By carefully analyzing material composition, required properties, part geometry, quenching media characteristics, equipment constraints, and cost, engineers can select the most appropriate quenching method that ensures optimal mechanical performance and efficient production.

What are the common issues and solutions in the quenching process?

The quenching process, essential in heat treatment for achieving desired metal properties, faces several common issues that can compromise the final product’s quality.

One frequent problem is thermal shock and distortion, caused by the rapid cooling that induces uneven contraction, potentially leading to cracking or warping. This can be mitigated by opting for slower cooling media, such as oil or gas, which reduce the risk of thermal shock.

Quench cracks are another issue, often resulting from high thermal stresses and phase transformations, especially if tempering is delayed. Immediate tempering, typically within 90 minutes post-quenching, can help prevent these cracks.

Surface decarburization, which involves the loss of carbon from the metal surface before quenching, can lead to high residual tension and subsequent cracking.

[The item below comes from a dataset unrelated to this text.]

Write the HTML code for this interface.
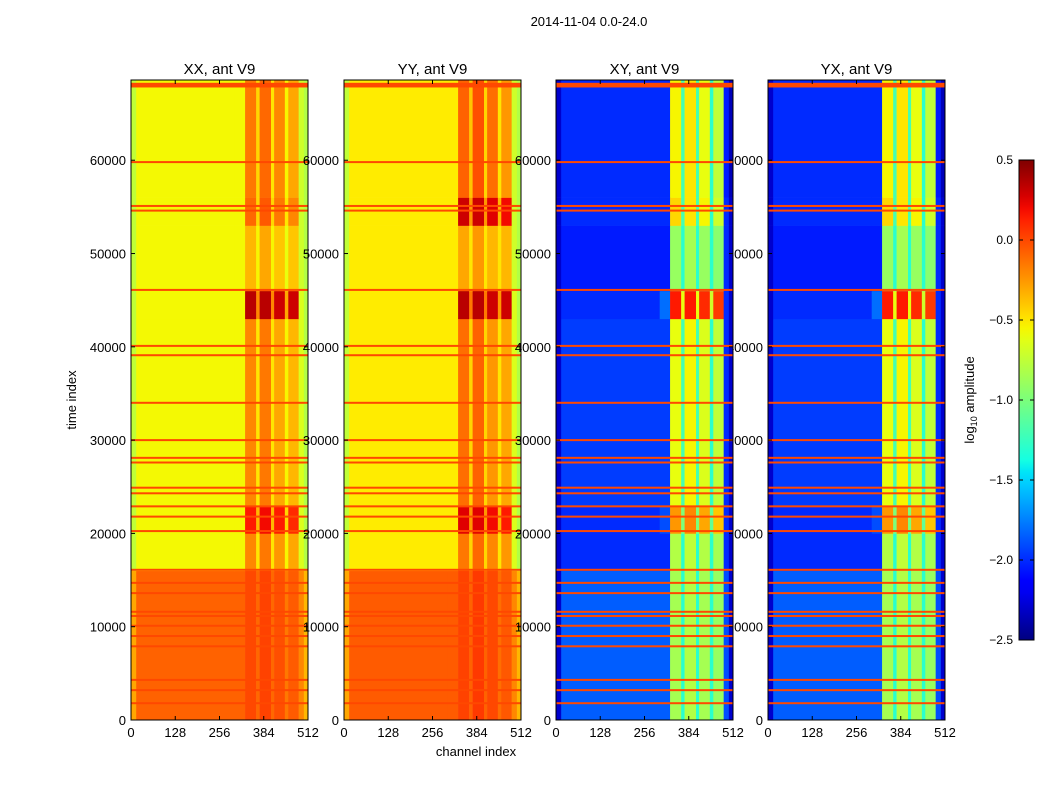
<!DOCTYPE html>
<html><head><meta charset="utf-8">
<style>
body{margin:0;background:#fff;width:1050px;height:800px;overflow:hidden;font-family:"Liberation Sans","DejaVu Sans",sans-serif}
svg text{font-family:"Liberation Sans","DejaVu Sans",sans-serif}
</style></head>
<body>
<svg id="chart" width="1050" height="800" xmlns="http://www.w3.org/2000/svg">
<rect width="1050" height="800" fill="#fff"/>
<text x="589" y="26" font-size="13" text-anchor="middle">2014-11-04 0.0-24.0</text>
<text x="476" y="756" font-size="13" text-anchor="middle">channel index</text>
<text x="0" y="0" font-size="13" text-anchor="middle" transform="translate(76,400) rotate(-90)">time index</text>
<g id="labelsBack"></g>
<g id="panels"></g>
<g id="cbar"></g>
</svg>
<script>
// ---- data ----
const panelTitles = ["XX, ant V9","YY, ant V9","XY, ant V9","YX, ant V9"];
const chanBounds = [0,15,300,330,362,372,405,414,445,455,485,500,512];
const timeBounds = [0,16000,20000,23000,43000,46000,53000,56000,68600];
const valsXX = [
[-0.3,-0.08,-0.08,0.0,-0.1,0.02,-0.1,-0.02,-0.15,-0.06,-0.2,-0.35],
[-0.75,-0.56,-0.56,-0.2,-0.5,-0.15,-0.5,-0.25,-0.55,-0.3,-0.65,-0.8],
[-0.75,-0.56,-0.56,0.15,-0.35,0.2,-0.35,0.15,-0.45,0.1,-0.65,-0.8],
[-0.75,-0.56,-0.56,-0.2,-0.5,-0.15,-0.5,-0.3,-0.55,-0.35,-0.65,-0.8],
[-0.75,-0.56,-0.56,0.35,-0.2,0.35,-0.2,0.3,-0.3,0.3,-0.65,-0.8],
[-0.75,-0.56,-0.56,-0.35,-0.55,-0.3,-0.55,-0.4,-0.6,-0.4,-0.7,-0.8],
[-0.75,-0.56,-0.56,-0.1,-0.45,-0.05,-0.45,-0.15,-0.5,-0.2,-0.7,-0.8],
[-0.75,-0.56,-0.56,-0.15,-0.45,-0.1,-0.5,-0.2,-0.55,-0.3,-0.7,-0.8]];
const valsYY = [
[-0.3,-0.06,-0.06,0.02,-0.08,0.05,-0.08,0.0,-0.12,-0.05,-0.2,-0.35],
[-0.75,-0.52,-0.52,-0.15,-0.45,-0.1,-0.45,-0.2,-0.5,-0.25,-0.65,-0.8],
[-0.75,-0.52,-0.52,0.25,-0.25,0.25,-0.25,0.2,-0.35,0.15,-0.65,-0.8],
[-0.75,-0.52,-0.52,-0.12,-0.45,-0.08,-0.45,-0.25,-0.5,-0.3,-0.65,-0.8],
[-0.75,-0.52,-0.52,0.35,-0.15,0.35,-0.15,0.3,-0.25,0.3,-0.65,-0.8],
[-0.75,-0.52,-0.52,-0.3,-0.5,-0.25,-0.5,-0.35,-0.5,-0.35,-0.7,-0.8],
[-0.75,-0.52,-0.52,0.3,-0.25,0.3,-0.25,0.25,-0.35,0.2,-0.7,-0.8],
[-0.75,-0.52,-0.52,-0.08,-0.4,-0.02,-0.45,-0.12,-0.5,-0.25,-0.7,-0.8]];
const valsXY = [
[-2.3,-1.85,-1.85,-0.85,-1.3,-0.8,-1.3,-0.85,-1.3,-0.9,-1.9,-2.3],
[-2.3,-2.0,-2.0,-0.8,-1.3,-0.75,-1.3,-0.8,-1.3,-0.85,-2.0,-2.3],
[-2.3,-2.0,-1.9,-0.25,-1.0,-0.2,-1.0,-0.3,-1.1,-0.4,-2.0,-2.3],
[-2.3,-1.95,-1.95,-0.6,-1.2,-0.55,-1.2,-0.65,-1.3,-0.75,-2.0,-2.3],
[-2.3,-2.0,-1.8,0.15,-0.6,0.15,-0.6,0.1,-0.7,0.05,-2.0,-2.3],
[-2.3,-2.05,-2.05,-0.9,-1.3,-0.85,-1.3,-0.9,-1.3,-0.95,-2.0,-2.3],
[-2.3,-2.0,-2.0,-0.45,-1.2,-0.5,-1.2,-0.55,-1.3,-0.7,-2.0,-2.3],
[-2.3,-2.0,-2.0,-0.55,-1.2,-0.5,-1.2,-0.6,-1.3,-0.75,-2.05,-2.35]];
const valsYX = [
[-2.3,-1.85,-1.85,-0.85,-1.3,-0.8,-1.3,-0.85,-1.3,-0.9,-1.9,-2.3],
[-2.3,-2.0,-2.0,-0.8,-1.3,-0.75,-1.3,-0.8,-1.3,-0.85,-2.0,-2.3],
[-2.3,-2.0,-1.9,-0.25,-1.0,-0.2,-1.0,-0.3,-1.1,-0.4,-2.0,-2.3],
[-2.3,-1.95,-1.95,-0.6,-1.2,-0.55,-1.2,-0.65,-1.3,-0.75,-2.0,-2.3],
[-2.3,-2.0,-1.8,0.15,-0.6,0.15,-0.6,0.1,-0.7,0.05,-2.0,-2.3],
[-2.3,-2.05,-2.05,-0.9,-1.3,-0.85,-1.3,-0.9,-1.3,-0.95,-2.0,-2.3],
[-2.3,-2.0,-2.0,-0.45,-1.2,-0.5,-1.2,-0.55,-1.3,-0.7,-2.0,-2.3],
[-2.3,-2.0,-2.0,-0.55,-1.2,-0.5,-1.2,-0.6,-1.3,-0.75,-2.05,-2.35]];
const flagTimes = [59800,55100,54600,46100,40100,39100,34000,30000,28100,27600,24900,24300,22900,21800,20250,16100,14700,13600,11600,11150,10100,9000,7900,4300,3200,1800];
const flagValue = 0.0;
const topFlag = [67800,68300];
const xTicks = [0,128,256,384,512];
const yTicks = [0,10000,20000,30000,40000,50000,60000];
const cbarTicks = [0.5,0.0,-0.5,-1.0,-1.5,-2.0,-2.5];
const vmin=-2.5, vmax=0.5, tmax=68600, cmax=512;

// ---- helpers ----
const NS="http://www.w3.org/2000/svg";
const jr=[[0,0],[0.35,0],[0.66,1],[0.89,1],[1,0.5]];
const jg=[[0,0],[0.125,0],[0.375,1],[0.64,1],[0.91,0],[1,0]];
const jb=[[0,0.5],[0.11,1],[0.34,1],[0.65,0],[1,0]];
function seg(s,t){for(let i=0;i<s.length-1;i++){if(t<=s[i+1][0]){const a=s[i],b=s[i+1];return a[1]+(b[1]-a[1])*(t-a[0])/(b[0]-a[0]);}}return s[s.length-1][1];}
function jet(v){
  let t=(v-vmin)/(vmax-vmin); t=Math.max(0,Math.min(1,t));
  return `rgb(${Math.round(seg(jr,t)*255)},${Math.round(seg(jg,t)*255)},${Math.round(seg(jb,t)*255)})`;
}
function mk(tag,attrs,parent){const e=document.createElementNS(NS,tag);for(const k in attrs)e.setAttribute(k,attrs[k]);parent.appendChild(e);return e;}
const panelX=[131,344,556,768], PW=177, PT=80, PB=720;
const yS=t=>PB-t*(PB-PT)/tmax;
const allVals=[valsXX,valsYY,valsXY,valsYX];
const back=document.getElementById('labelsBack'), panels=document.getElementById('panels');

function drawYLabels(p,parent){
  const x0=panelX[p];
  yTicks.forEach(t=>{
    const tx=mk('text',{x:x0-5,y:yS(t)+5,'font-size':13,'text-anchor':'end'},parent);
    
    
    tx.textContent=t;
  });
}
drawYLabels(3,back);

for(let p=0;p<4;p++){
  const x0=panelX[p], xS=c=>x0+c*PW/cmax;
  const g=mk('g',{},panels);
  
  
  if(p<3) drawYLabels(p,g);
  const vals=allVals[p];
  for(let i=0;i<timeBounds.length-1;i++){
    for(let j=0;j<chanBounds.length-1;j++){
      const y1=yS(timeBounds[i+1]), y2=yS(timeBounds[i]);
      const r=mk('rect',{x:xS(chanBounds[j]),y:y1,width:xS(chanBounds[j+1])-xS(chanBounds[j])+0.3,height:y2-y1+0.3,fill:jet(vals[i][j])},g);
      
      
    }
  }
  flagTimes.forEach(t=>{
    const r=mk('rect',{x:x0,y:yS(t)-1,width:PW,height:2,fill:jet(flagValue)},g);
    
    
  });
  const tf=mk('rect',{x:x0,y:yS(topFlag[1]),width:PW,height:yS(topFlag[0])-yS(topFlag[1]),fill:jet(flagValue)},g);
  
  
  const fr=mk('rect',{x:x0,y:PT,width:PW,height:PB-PT,fill:'none',stroke:'#000','stroke-width':1},g);
  
  
  xTicks.forEach(c=>{
    mk('line',{x1:xS(c),x2:xS(c),y1:PB,y2:PB-4,stroke:'#000'},g);
    mk('line',{x1:xS(c),x2:xS(c),y1:PT,y2:PT+4,stroke:'#000'},g);
    const tx=mk('text',{x:xS(c),y:PB+17,'font-size':13,'text-anchor':'middle'},g);
    
    
    tx.textContent=c;
  });
  yTicks.forEach(t=>{
    mk('line',{x1:x0,x2:x0+4,y1:yS(t),y2:yS(t),stroke:'#000'},g);
    mk('line',{x1:x0+PW,x2:x0+PW-4,y1:yS(t),y2:yS(t),stroke:'#000'},g);
  });
  const ti=mk('text',{x:x0+PW/2,y:74,'font-size':15,'text-anchor':'middle'},g);
  
  
  ti.textContent=panelTitles[p];
}

// colorbar
const cb=document.getElementById('cbar');


const CX=1019,CW=15,CT=160,CB=640;
const cyS=v=>CB-(v-vmin)*(CB-CT)/(vmax-vmin);
const defs=mk('defs',{},cb);
const lg=mk('linearGradient',{id:'jetg',x1:0,y1:1,x2:0,y2:0},defs);
for(let k=0;k<=40;k++){mk('stop',{offset:k/40,'stop-color':jet(vmin+k/40*(vmax-vmin))},lg);}
mk('rect',{x:CX,y:CT,width:CW,height:CB-CT,fill:'url(#jetg)',stroke:'#000'},cb);
cbarTicks.forEach(v=>{
  mk('line',{x1:CX,x2:CX+4,y1:cyS(v),y2:cyS(v),stroke:'#000'},cb);
  mk('line',{x1:CX+CW,x2:CX+CW-4,y1:cyS(v),y2:cyS(v),stroke:'#000'},cb);
  const tx=mk('text',{x:1013,y:cyS(v)+4,'font-size':12,'text-anchor':'end'},cb);
  
  
  tx.textContent=(v<0?'\u2212':'')+Math.abs(v).toFixed(1);
});
const cl=mk('text',{x:0,y:0,'font-size':13,'text-anchor':'middle',transform:'translate(974,400) rotate(-90)'},cb);


cl.innerHTML='log<tspan font-size="9" dy="3">10</tspan><tspan dy="-3"> amplitude</tspan>';
</script>
</body></html>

Proper surface preparation and controlled heat treatment environments are crucial to avoid this.

Decreased cooling performance of quenching oil due to oxidation, contamination, or improper temperature control is another concern. Regular oil analysis, filtration, and maintaining optimal temperatures are effective solutions.

Oil contamination from water, metal shavings, and debris can also be problematic. Ensuring proper maintenance of seals, using covered tanks, and implementing robust filtration systems can address this issue.

Selecting the appropriate quenching medium, as discussed earlier, significantly influences the cooling rate and final properties. Regular monitoring and maintenance of the quenching media, coupled with heat treatment modeling using finite element analysis (FEA), can optimize the process and mitigate defects, ensuring the production of high-quality metals with desired mechanical properties.